What the agencies described:
- Vernon Building RFI: EDC stated the RFI is an information‑gathering step to shape an eventual request for proposals (RFP); EDC said the RFI seeks concepts for adaptive reuse and explicitly said "no introduction of housing at this point" for the Vernon Building in the RFI.
- City‑owned sites: DCP identified three city parcels along 40‑44th Drive and two lots under the Queensboro Bridge ramps that are part of proposed disposition actions; HPD said one site at 44‑36 Vernon Boulevard is the intended location for a roughly 320‑unit income‑restricted housing project pending UDAA/UDAP and disposition approvals.
- Con Edison waterfront portion: DCP said it is seeking acquisition and site selection authority for the waterfront portion of a Con Edison parcel (Block 488, Lot 1114) to secure a roughly 900‑foot stretch of waterfront for public access as part of the waterfront plan.

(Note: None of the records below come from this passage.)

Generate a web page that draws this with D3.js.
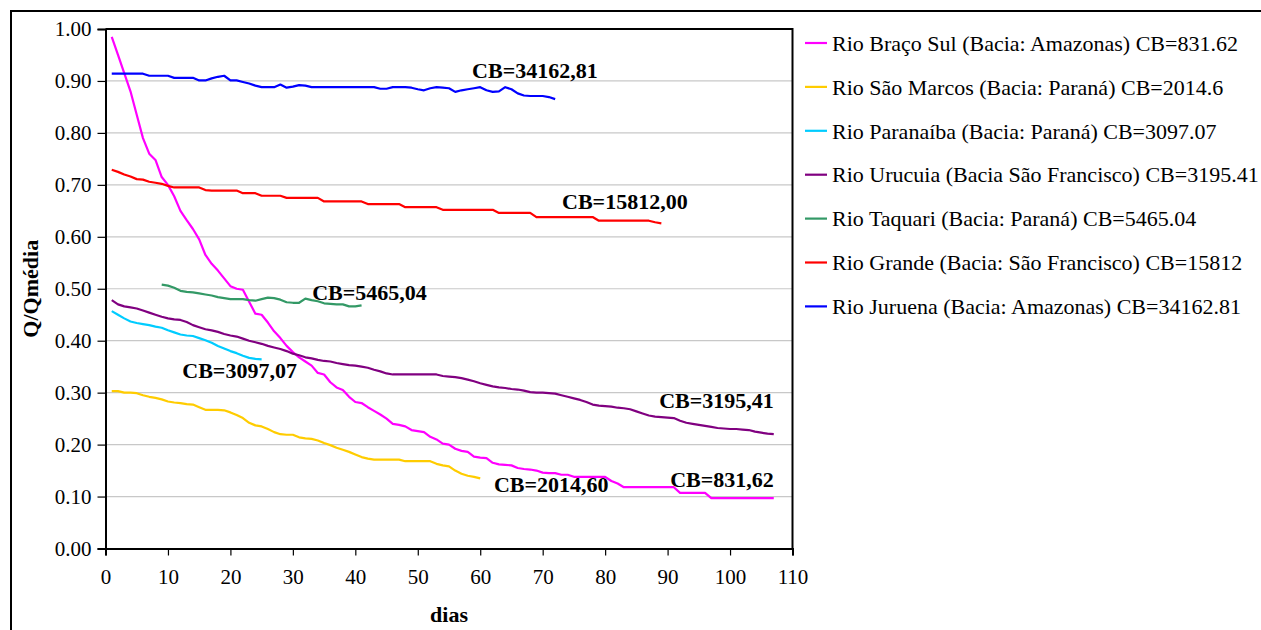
<!DOCTYPE html>
<html>
<head>
<meta charset="utf-8">
<script src="https://cdn.jsdelivr.net/npm/d3@7"></script>
<style>
  html, body { margin: 0; padding: 0; background: #fff; }
  svg { display: block; }
  text { font-family: "Liberation Serif", "Times New Roman", serif; }
</style>
</head>
<body>
<svg id="chart" width="1261" height="630"></svg>
<script>
// ---------- DATA ----------
const seriesNames = [
  "Rio Braço Sul (Bacia: Amazonas) CB=831.62",
  "Rio São Marcos (Bacia: Paraná) CB=2014.6",
  "Rio Paranaíba (Bacia: Paraná) CB=3097.07",
  "Rio Urucuia (Bacia São Francisco) CB=3195.41",
  "Rio Taquari (Bacia: Paraná) CB=5465.04",
  "Rio Grande (Bacia: São Francisco) CB=15812",
  "Rio Juruena (Bacia: Amazonas) CB=34162.81"
];
const seriesColors = ["#FF00FF", "#FFCC00", "#00CCFF", "#800080", "#339966", "#FF0000", "#0000FF"];

// first day of each series
const startDays = [1, 1, 1, 1, 9, 1, 1];

// Q/Qmédia per day
const bracoSul = [0.985,0.950,0.915,0.880,0.835,0.790,0.760,0.748,0.715,0.700,
  0.678,0.650,0.632,0.615,0.595,0.565,0.548,0.535,0.520,0.505,
  0.500,0.498,0.475,0.452,0.450,0.435,0.418,0.405,0.390,0.378,
  0.368,0.360,0.352,0.338,0.335,0.320,0.310,0.305,0.292,0.282,
  0.280,0.272,0.265,0.258,0.250,0.240,0.238,0.235,0.228,0.226,
  0.224,0.215,0.210,0.202,0.200,0.192,0.188,0.186,0.177,0.175,
  0.174,0.165,0.162,0.161,0.160,0.155,0.153,0.152,0.150,0.146,
  0.145,0.145,0.142,0.142,0.138,0.138,0.138,0.138,0.138,0.138,
  0.130,0.125,0.118,0.118,0.118,0.118,0.118,0.118,0.118,0.118,
  0.118,0.107,0.107,0.107,0.107,0.107,0.097,0.097,0.097,0.097,
  0.097,0.097,0.097,0.097,0.097,0.097,0.097];
const saoMarcos = [0.303,0.303,0.300,0.300,0.299,0.295,0.292,0.290,0.287,0.283,
  0.281,0.280,0.278,0.277,0.272,0.267,0.267,0.267,0.266,0.262,
  0.257,0.251,0.242,0.237,0.235,0.230,0.224,0.220,0.219,0.219,
  0.214,0.212,0.211,0.208,0.203,0.199,0.194,0.190,0.186,0.181,
  0.176,0.173,0.171,0.171,0.171,0.171,0.171,0.168,0.168,0.168,
  0.168,0.168,0.163,0.160,0.158,0.150,0.144,0.140,0.138,0.135];
const paranaiba = [0.457,0.450,0.443,0.437,0.434,0.432,0.430,0.427,0.425,0.420,
  0.416,0.412,0.410,0.409,0.405,0.401,0.396,0.390,0.385,0.380,
  0.376,0.371,0.367,0.365,0.364];
const urucuia = [0.478,0.470,0.466,0.464,0.462,0.458,0.454,0.450,0.446,0.443,
  0.441,0.440,0.436,0.430,0.426,0.422,0.420,0.417,0.413,0.410,
  0.408,0.404,0.400,0.397,0.394,0.390,0.387,0.384,0.380,0.375,
  0.372,0.368,0.366,0.363,0.361,0.360,0.357,0.355,0.353,0.352,
  0.350,0.348,0.344,0.341,0.337,0.335,0.335,0.335,0.335,0.335,
  0.335,0.335,0.335,0.332,0.331,0.330,0.328,0.325,0.322,0.318,
  0.315,0.312,0.310,0.309,0.307,0.306,0.304,0.301,0.300,0.300,
  0.299,0.298,0.295,0.292,0.289,0.286,0.282,0.277,0.275,0.274,
  0.273,0.271,0.270,0.268,0.264,0.260,0.256,0.254,0.253,0.252,
  0.251,0.246,0.242,0.240,0.238,0.236,0.234,0.232,0.231,0.230,
  0.230,0.229,0.228,0.225,0.223,0.221,0.220];
const taquari = [0.508,0.506,0.502,0.496,0.494,0.493,0.491,0.489,0.487,0.484,
  0.482,0.480,0.480,0.480,0.478,0.477,0.480,0.483,0.482,0.479,
  0.474,0.473,0.473,0.481,0.478,0.476,0.472,0.471,0.470,0.470,
  0.466,0.466,0.468];
const grande = [0.729,0.725,0.720,0.716,0.711,0.710,0.706,0.704,0.702,0.698,
  0.695,0.695,0.695,0.695,0.695,0.690,0.689,0.689,0.689,0.689,
  0.689,0.684,0.684,0.684,0.679,0.679,0.679,0.679,0.675,0.675,
  0.675,0.675,0.675,0.675,0.668,0.668,0.668,0.668,0.668,0.668,
  0.668,0.663,0.663,0.663,0.663,0.663,0.663,0.657,0.657,0.657,
  0.657,0.657,0.657,0.652,0.652,0.652,0.652,0.652,0.652,0.652,
  0.652,0.652,0.646,0.646,0.646,0.646,0.646,0.646,0.638,0.638,
  0.638,0.638,0.638,0.638,0.638,0.638,0.638,0.638,0.631,0.631,
  0.631,0.631,0.631,0.631,0.631,0.631,0.631,0.628,0.626];
const juruena = [0.914,0.914,0.914,0.914,0.914,0.914,0.910,0.910,0.910,0.910,
  0.906,0.906,0.906,0.906,0.901,0.901,0.905,0.908,0.910,0.901,
  0.901,0.898,0.895,0.891,0.888,0.888,0.888,0.893,0.887,0.889,
  0.892,0.891,0.888,0.888,0.888,0.888,0.888,0.888,0.888,0.888,
  0.888,0.888,0.888,0.885,0.885,0.888,0.888,0.888,0.887,0.884,
  0.882,0.886,0.888,0.887,0.886,0.879,0.882,0.884,0.886,0.888,
  0.882,0.879,0.880,0.888,0.884,0.876,0.872,0.871,0.871,0.871,
  0.869,0.865];

const seriesValues = [bracoSul, saoMarcos, paranaiba, urucuia, taquari, grande, juruena];

// in-chart labels (anchor in data units)
const labelTexts = ["CB=831,62", "CB=2014,60", "CB=3097,07", "CB=3195,41", "CB=5465,04", "CB=15812,00", "CB=34162,81"];
const labelAnchorDay = [107, 62.2, 12.3, 107, 33.1, 73.1, 58.7];
const labelAnchorVal = [0.118, 0.109, 0.328, 0.271, 0.479, 0.653, 0.905];

const xTicks = [0,10,20,30,40,50,60,70,80,90,100,110];
const yTicks = [0,0.1,0.2,0.3,0.4,0.5,0.6,0.7,0.8,0.9,1.0];
const xTitle = "dias";
const yTitle = "Q/Qmédia";

// ---------- LAYOUT ----------
const FONT = '"Liberation Serif", "Times New Roman", serif';
const svg = d3.select("#chart");
const L = 105.5, R = 792.5, T = 29, B = 548.5;
const x = d3.scaleLinear().domain([0, 110]).range([L, R]);
const y = d3.scaleLinear().domain([0, 1]).range([B, T]);

// outer frame
svg.append("rect").attr("x", 11).attr("y", 11).attr("width", 1400).attr("height", 800)
  .attr("fill", "none").attr("stroke", "#000").attr("stroke-width", 2);

// gridlines
svg.append("g").selectAll("line").data(yTicks.filter(v => v > 0 && v < 1)).join("line")
  .attr("x1", L).attr("x2", R).attr("y1", d => y(d)).attr("y2", d => y(d))
  .attr("stroke", "#c8c8c8").attr("stroke-width", 1.2);

// plot border (top & right)
svg.append("path").attr("d", `M${L},${T}H${R}V${B}`).attr("fill", "none")
  .attr("stroke", "#000").attr("stroke-width", 2);

// axes
const fmtY = d3.format(".2f");
const yAxis = d3.axisLeft(y).tickValues(yTicks).tickFormat(fmtY).tickSize(8).tickPadding(6);
const xAxis = d3.axisBottom(x).tickValues(xTicks).tickFormat(d3.format("d")).tickSize(7).tickPadding(14);

const gy = svg.append("g").attr("transform", `translate(${L},0)`).call(yAxis);
const gx = svg.append("g").attr("transform", `translate(0,${B})`).call(xAxis);
[gy, gx].forEach(g => {
  g.attr("font-family", FONT);
  g.select(".domain").attr("stroke", "#000").attr("stroke-width", 2);
  g.selectAll(".tick line").attr("stroke", "#000").attr("stroke-width", 1.2);
  g.selectAll(".tick text").attr("fill", "#000")
    .style("font-family", FONT)
    .style("font-size", "21px");
});

// lines
const line = d3.line().x(d => x(d.day)).y(d => y(d.v));
seriesValues.forEach((vals, i) => {
  const pts = vals.map((v, k) => ({ day: startDays[i] + k, v }));
  svg.append("path").datum(pts).attr("d", line)
    .attr("fill", "none").attr("stroke", seriesColors[i]).attr("stroke-width", 2.2)
    .attr("stroke-linejoin", "round");
});

// in-chart labels
labelTexts.forEach((t, i) => {
  svg.append("text").attr("x", x(labelAnchorDay[i])).attr("y", y(labelAnchorVal[i]))
    .attr("text-anchor", i === 0 || i === 3 ? "end" : "start")
    .style("font-family", FONT)
    .style("font-size", "22px").style("font-weight", "bold").attr("fill", "#000")
    .text(t);
});

// axis titles
svg.append("text").attr("x", (L + R) / 2).attr("y", 622).attr("text-anchor", "middle")
  .style("font-family", FONT)
  .style("font-size", "22px").style("font-weight", "bold").text(xTitle);
svg.append("text").attr("transform", `translate(38,${(T + B) / 2}) rotate(-90)`)
  .attr("text-anchor", "middle")
  .style("font-family", FONT)
  .style("font-size", "22px").style("font-weight", "bold").text(yTitle);

// legend
const lg = svg.append("g");
seriesNames.forEach((n, i) => {
  const cy = 43 + i * 43.9;
  lg.append("line").attr("x1", 805).attr("x2", 827).attr("y1", cy).attr("y2", cy)
    .attr("stroke", seriesColors[i]).attr("stroke-width", 2.2);
  lg.append("text").attr("x", 832).attr("y", cy).attr("dy", "0.35em")
    .style("font-family", FONT)
    .style("font-size", "22px").attr("fill", "#000").text(n);
});
</script>
</body>
</html>
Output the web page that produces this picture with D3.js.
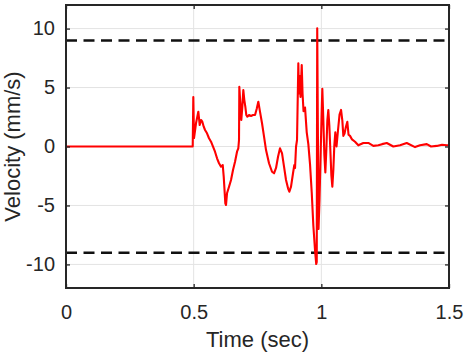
<!DOCTYPE html>
<html>
<head>
<meta charset="utf-8">
<script src="https://cdn.jsdelivr.net/npm/d3@7"></script>
<style>
  html, body { margin: 0; padding: 0; background: #ffffff; }
  svg { display: block; }
  text { font-family: "Liberation Sans", Arial, sans-serif; fill: #262626; }
</style>
</head>
<body>
<svg id="chart" width="466" height="357"></svg>
<script>
// ---- data ----
const time = [
  0, 0.4963, 0.4986, 0.5014, 0.5092, 0.5182, 0.5237, 0.5288, 0.5339, 0.5394,
  0.5445, 0.5523, 0.5601, 0.5680, 0.5758, 0.5836, 0.5915, 0.5993, 0.6071, 0.6138,
  0.6177, 0.6240, 0.6267, 0.6306, 0.6385, 0.6463, 0.6541, 0.6620, 0.6698, 0.6749,
  0.6776, 0.6788, 0.6827, 0.6866, 0.6906, 0.6945, 0.6984, 0.7023, 0.7062, 0.7102,
  0.7168, 0.7246, 0.7325, 0.7403, 0.7470, 0.7532, 0.7599, 0.7677, 0.7756, 0.7834,
  0.7951, 0.8069, 0.8147, 0.8226, 0.8304, 0.8382, 0.8461, 0.8539, 0.8617, 0.8696,
  0.8747, 0.8813, 0.8891, 0.8942, 0.8970, 0.9009, 0.9048, 0.9099, 0.9123, 0.9146,
  0.9185, 0.9232, 0.9264, 0.9303, 0.9362, 0.9428, 0.9491, 0.9557, 0.9624, 0.9687,
  0.9753, 0.9800, 0.9820, 0.9839, 0.9863, 0.9890, 0.9929, 0.9969, 1.0008, 1.0039,
  1.0078, 1.0118, 1.0157, 1.0196, 1.0235, 1.0274, 1.0313, 1.0353, 1.0392, 1.0431,
  1.0470, 1.0509, 1.0548, 1.0595, 1.0654, 1.0713, 1.0772, 1.0823, 1.0862, 1.0909,
  1.0956, 1.1018, 1.1065, 1.1124, 1.1202, 1.1320, 1.1449, 1.1645, 1.1841, 1.2037,
  1.2233, 1.2378, 1.2562, 1.2820, 1.3083, 1.3345, 1.3670, 1.3866, 1.4129, 1.4297,
  1.4520, 1.4728, 1.4912, 1.5
];
const velocity = [
  0, 0, 4.20, 0.72, 1.97, 2.95, 1.82, 2.25, 2.10, 1.68,
  1.40, 1.12, 0.70, 0.41, -0.02, -0.44, -1.00, -1.42, -1.71, -1.57,
  -2.56, -4.82, -4.96, -3.97, -3.41, -2.84, -1.99, -1.29, -0.44, -0.15,
  0.55, 5.07, 3.69, 2.25, 3.38, 4.79, 3.94, 3.38, 2.67, 2.53,
  2.67, 2.59, 2.67, 2.67, 3.20, 3.80, 2.93, 1.97, 0.83, -0.30,
  -1.42, -2.14, -2.27, -1.82, -0.87, -0.15, -0.58, -1.71, -2.84, -3.55,
  -3.83, -3.41, -2.27, -1.57, -1.82, -0.02, 0.55, 7.06, 4.50, 6.00,
  4.20, 6.91, 4.50, 3.00, 3.30, 1.20, 0.20, -1.50, -3.90, -6.70,
  -8.80, -9.97, -9.80, 10.03, 2.00, -7.00, -4.50, -1.00, 2.50, 4.90,
  2.30, -0.70, -2.20, -0.30, 2.20, 3.10, 1.80, -0.30, -2.40, -3.40,
  -2.00, 0.10, 1.20, 0.00, 1.40, 2.70, 3.10, 2.20, 0.90, 1.10,
  1.60, 2.10, 1.00, 0.90, 0.60, 0.40, 0.10, 0.30, 0.30, 0.05,
  0.10, 0.20, 0.30, 0.00, 0.10, 0.30, -0.05, 0.10, 0.20, 0.00,
  0.05, 0.15, 0.10, 0.10
];
const xDomain = [0, 1.5];
const yDomain = [-12, 12];
const xTicks = [0, 0.5, 1, 1.5];
const xTickLabels = ["0", "0.5", "1", "1.5"];
const yTicks = [-10, -5, 0, 5, 10];
const yTickLabels = ["-10", "-5", "0", "5", "10"];
const thresholds = [9, -9];
const xLabel = "Time (sec)";
const yLabel = "Velocity (mm/s)";

// ---- layout ----
const L = 66, R = 449, T = 5, B = 288;
const svg = d3.select("#chart");
const x = d3.scaleLinear().domain(xDomain).range([L, R]);
const y = d3.scaleLinear().domain(yDomain).range([B, T]);

// grid
const grid = svg.append("g").attr("stroke", "#e3e3e3").attr("stroke-width", 1);
grid.selectAll(".gx").data(xTicks.slice(1, -1)).join("line")
  .attr("x1", d => x(d)).attr("x2", d => x(d)).attr("y1", T).attr("y2", B);
grid.selectAll(".gy").data(yTicks).join("line")
  .attr("x1", L).attr("x2", R).attr("y1", d => y(d)).attr("y2", d => y(d));

// threshold dashed lines
svg.append("g").selectAll("line").data(thresholds).join("line")
  .attr("x1", x(xDomain[0])).attr("x2", x(xDomain[1]))
  .attr("y1", d => y(d)).attr("y2", d => y(d))
  .attr("stroke", "#111").attr("stroke-width", 2.5)
  .attr("stroke-dasharray", "11,6.5");

// signal
const pts = time.map((t, i) => [t, velocity[i]]);
svg.append("path").datum(pts)
  .attr("fill", "none").attr("stroke", "#ff0000").attr("stroke-width", 2.1)
  .attr("stroke-linejoin", "round")
  .attr("d", d3.line().x(d => x(d[0])).y(d => y(d[1])));

// axes (inward ticks, box)
const tickLen = 4;
const ax = svg.append("g");
ax.append("g").attr("transform", `translate(0,${B})`)
  .call(d3.axisBottom(x).tickValues(xTicks).tickFormat((d, i) => xTickLabels[i]).tickSizeInner(-tickLen).tickSizeOuter(0).tickPadding(17));
ax.append("g").attr("transform", `translate(0,${T})`)
  .call(d3.axisTop(x).tickValues(xTicks).tickFormat("").tickSizeInner(-tickLen).tickSizeOuter(0));
ax.append("g").attr("transform", `translate(${L},0)`)
  .call(d3.axisLeft(y).tickValues(yTicks).tickFormat((d, i) => yTickLabels[i]).tickSizeInner(-tickLen).tickSizeOuter(0).tickPadding(11));
ax.append("g").attr("transform", `translate(${R},0)`)
  .call(d3.axisRight(y).tickValues(yTicks).tickFormat("").tickSizeInner(-tickLen).tickSizeOuter(0));
ax.selectAll(".domain").remove();
ax.selectAll(".tick line").attr("stroke", "#262626").attr("stroke-width", 1.3);
ax.selectAll(".tick text").attr("font-size", 20).attr("fill", "#262626")
  .attr("font-family", "Liberation Sans, Arial, sans-serif");

svg.append("rect").attr("x", L).attr("y", T).attr("width", R - L).attr("height", B - T)
  .attr("fill", "none").attr("stroke", "#262626").attr("stroke-width", 2);

// axis titles
svg.append("text").attr("x", (L + R) / 2).attr("y", 347)
  .attr("text-anchor", "middle").attr("font-size", 22).text(xLabel);
svg.append("text").attr("transform", `translate(20,${(T + B) / 2}) rotate(-90)`)
  .attr("text-anchor", "middle").attr("font-size", 22).text(yLabel);
</script>
</body>
</html>
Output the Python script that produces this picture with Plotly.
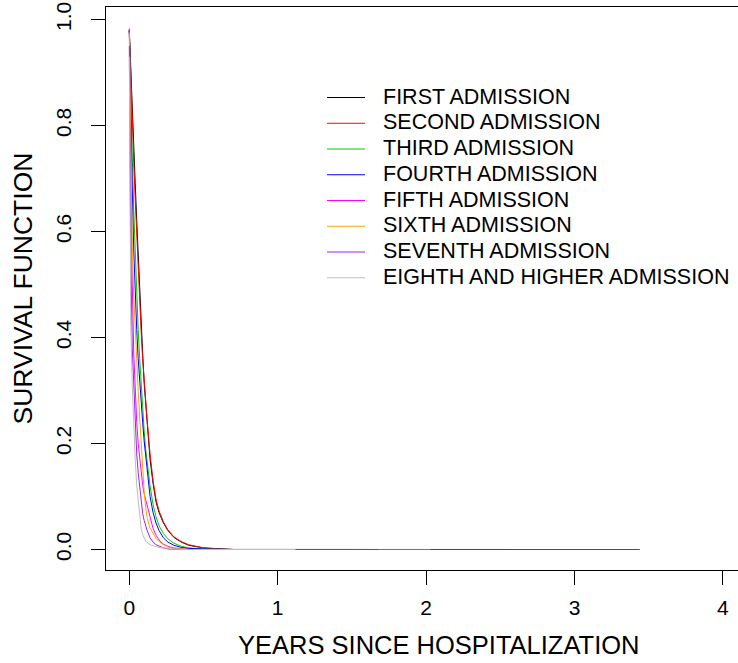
import plotly.graph_objects as go

# ---------------- data ----------------
SERIES = ["FIRST ADMISSION", "SECOND ADMISSION", "THIRD ADMISSION", "FOURTH ADMISSION",
          "FIFTH ADMISSION", "SIXTH ADMISSION", "SEVENTH ADMISSION",
          "EIGHTH AND HIGHER ADMISSION"]
COLORS = ["#000000", "#FF0000", "#00CD00", "#0000FF", "#FF00FF", "#FFA500", "#A020F0", "#BEBEBE"]

TIME = [0, 0.005, 0.01, 0.02, 0.03, 0.04, 0.05, 0.06, 0.07, 0.08, 0.09, 0.10, 0.11, 0.12,
        0.14, 0.16, 0.18, 0.20, 0.23, 0.26, 0.30, 0.35, 0.40, 0.50, 0.60, 0.70]

S_FIRST = [0.98, 0.94, 0.90, 0.83, 0.76, 0.69, 0.62, 0.55, 0.49, 0.43, 0.37, 0.315, 0.275, 0.24,
           0.17, 0.125, 0.09, 0.07, 0.05, 0.036, 0.023, 0.014, 0.008, 0.003, 0.001, 0.0]
S_SECOND = [0.98, 0.93, 0.89, 0.81, 0.73, 0.66, 0.59, 0.525, 0.465, 0.41, 0.36, 0.315, 0.28, 0.245,
            0.18, 0.13, 0.095, 0.073, 0.052, 0.037, 0.024, 0.015, 0.009, 0.003, 0.001, 0.0]
S_THIRD = [0.98, 0.91, 0.85, 0.74, 0.64, 0.555, 0.48, 0.415, 0.36, 0.31, 0.265, 0.225, 0.19, 0.165,
           0.12, 0.085, 0.062, 0.045, 0.03, 0.02, 0.012, 0.006, 0.003, 0.001, 0.0, 0.0]
S_FOURTH = [0.98, 0.89, 0.82, 0.68, 0.565, 0.48, 0.415, 0.36, 0.315, 0.275, 0.24, 0.205, 0.175, 0.148,
            0.10, 0.07, 0.05, 0.036, 0.022, 0.014, 0.008, 0.004, 0.002, 0.001, 0.0, 0.0]
S_FIFTH = [0.983, 0.86, 0.74, 0.50, 0.37, 0.285, 0.24, 0.20, 0.17, 0.145, 0.122, 0.105, 0.094, 0.083,
           0.06, 0.04, 0.027, 0.018, 0.010, 0.006, 0.003, 0.001, 0.0, 0.0, 0.0, 0.0]
S_SIXTH = [0.975, 0.87, 0.78, 0.57, 0.48, 0.41, 0.35, 0.30, 0.25, 0.20, 0.15, 0.11, 0.08, 0.06,
           0.04, 0.03, 0.021, 0.015, 0.009, 0.005, 0.002, 0.001, 0.0, 0.0, 0.0, 0.0]
S_SEVENTH = [0.95, 0.75, 0.55, 0.38, 0.30, 0.24, 0.18, 0.145, 0.115, 0.088, 0.068, 0.055, 0.045, 0.036,
             0.022, 0.014, 0.009, 0.006, 0.003, 0.001, 0.0, 0.0, 0.0, 0.0, 0.0, 0.0]
S_EIGHTH = [0.93, 0.55, 0.42, 0.31, 0.23, 0.17, 0.12, 0.09, 0.06, 0.04, 0.028, 0.02, 0.016, 0.013,
            0.009, 0.007, 0.005, 0.004, 0.003, 0.002, 0.001, 0.0, 0.0, 0.0, 0.0, 0.0]
SURV = [S_FIRST, S_SECOND, S_THIRD, S_FOURTH, S_FIFTH, S_SIXTH, S_SEVENTH, S_EIGHTH]
END_TIME = [2.55, 3.44, 2.03, 1.60, 1.50, 1.55, 1.68, 1.12]

X_TICKS = [0, 1, 2, 3, 4]
Y_TICKS = [0.0, 0.2, 0.4, 0.6, 0.8, 1.0]
Y_TICKTEXT = ["0.0", "0.2", "0.4", "0.6", "0.8", "1.0"]

# ---------------- layout constants ----------------
W, H = 738, 663
ML, MR, MT, MB = 106, 0, 7, 93
PW, PH = W - ML - MR, H - MT - MB
FONT = "Liberation Sans, Arial, Helvetica, sans-serif"


def px_to_paper_x(px):
    return (px - ML) / PW


def px_to_paper_y(py):
    return (H - MB - py) / PH


fig = go.Figure()
for name, col, s, tend in zip(SERIES, COLORS, SURV, END_TIME):
    fig.add_trace(go.Scatter(x=TIME + [tend], y=s + [0.0], mode="lines", name=name,
                             line=dict(color=col, width=1), showlegend=False,
                             hoverinfo="skip"))

# manual legend (R-style, no box)
leg_x0, leg_x1, leg_tx = 327, 365, 381
leg_y0, leg_dy = 97.5, 25.75
shapes = []
annotations = []
for i, (name, col) in enumerate(zip(SERIES, COLORS)):
    yy = leg_y0 + i * leg_dy
    shapes.append(dict(type="line", xref="paper", yref="paper",
                       x0=px_to_paper_x(leg_x0), x1=px_to_paper_x(leg_x1),
                       y0=px_to_paper_y(yy), y1=px_to_paper_y(yy),
                       line=dict(color=col, width=1)))
    annotations.append(dict(text=name, xref="paper", yref="paper",
                            x=px_to_paper_x(leg_tx), y=px_to_paper_y(yy - 1),
                            xanchor="left", yanchor="middle", showarrow=False,
                            font=dict(family=FONT, size=21.5, color="black")))

# axis titles
annotations.append(dict(text="YEARS SINCE HOSPITALIZATION", xref="x", yref="paper",
                        x=2.087, y=px_to_paper_y(645), xanchor="center", yanchor="middle",
                        showarrow=False, font=dict(family=FONT, size=25.5, color="black")))
annotations.append(dict(text="SURVIVAL FUNCTION", xref="paper", yref="paper",
                        x=px_to_paper_x(22), y=0.5, xanchor="center", yanchor="middle",
                        textangle=-90, showarrow=False,
                        font=dict(family=FONT, size=26.5, color="black")))

fig.update_layout(
    width=W, height=H,
    margin=dict(l=ML, r=MR, t=MT, b=MB, pad=0),
    paper_bgcolor="white", plot_bgcolor="white",
    showlegend=False,
    shapes=shapes, annotations=annotations,
    xaxis=dict(range=[-0.157, 4.102], tickmode="array", tickvals=X_TICKS,
               ticktext=[str(v) for v in X_TICKS],
               showgrid=False, zeroline=False, showline=True, linecolor="black",
               linewidth=1, mirror=True, ticks="outside", ticklen=14, tickcolor="black",
               tickwidth=1, ticklabelstandoff=5,
               tickfont=dict(family=FONT, size=21, color="black")),
    yaxis=dict(range=[-0.0387, 1.0235], tickmode="array", tickvals=Y_TICKS,
               ticktext=Y_TICKTEXT, tickangle=-90,
               showgrid=False, zeroline=False, showline=True, linecolor="black",
               linewidth=1, mirror=False, ticks="outside", ticklen=14, tickcolor="black",
               tickwidth=1, ticklabelstandoff=12,
               tickfont=dict(family=FONT, size=21, color="black")),
)

fig.write_html("out.html")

Why it matters: The disposition and acquisition approvals would allow the city to enter negotiations, develop RFPs and set procurement terms that could determine whether sites are developed by nonprofit, public‑benefit or private entities and what community benefits are required. Community speakers repeatedly urged that city‑owned land be used for deeply affordable housing, parks and nonprofit arts and manufacturing space rather than market‑rate development.

Next steps: EDC will collect RFI responses and then propose a procurement path. DCP and its co‑applicants told the hearing that detailed program requirements and procurement terms will be established in later stages and that CPC/Council review and approvals will be required for mapped zoning changes and disposition steps.

Ending: EDC and DCP framed the RFI and disposition requests as early procedural steps; community advocates told the panel those city sites are a "once in a generation" opportunity and pressed for binding terms to prioritize public benefits and nonprofit use of public land.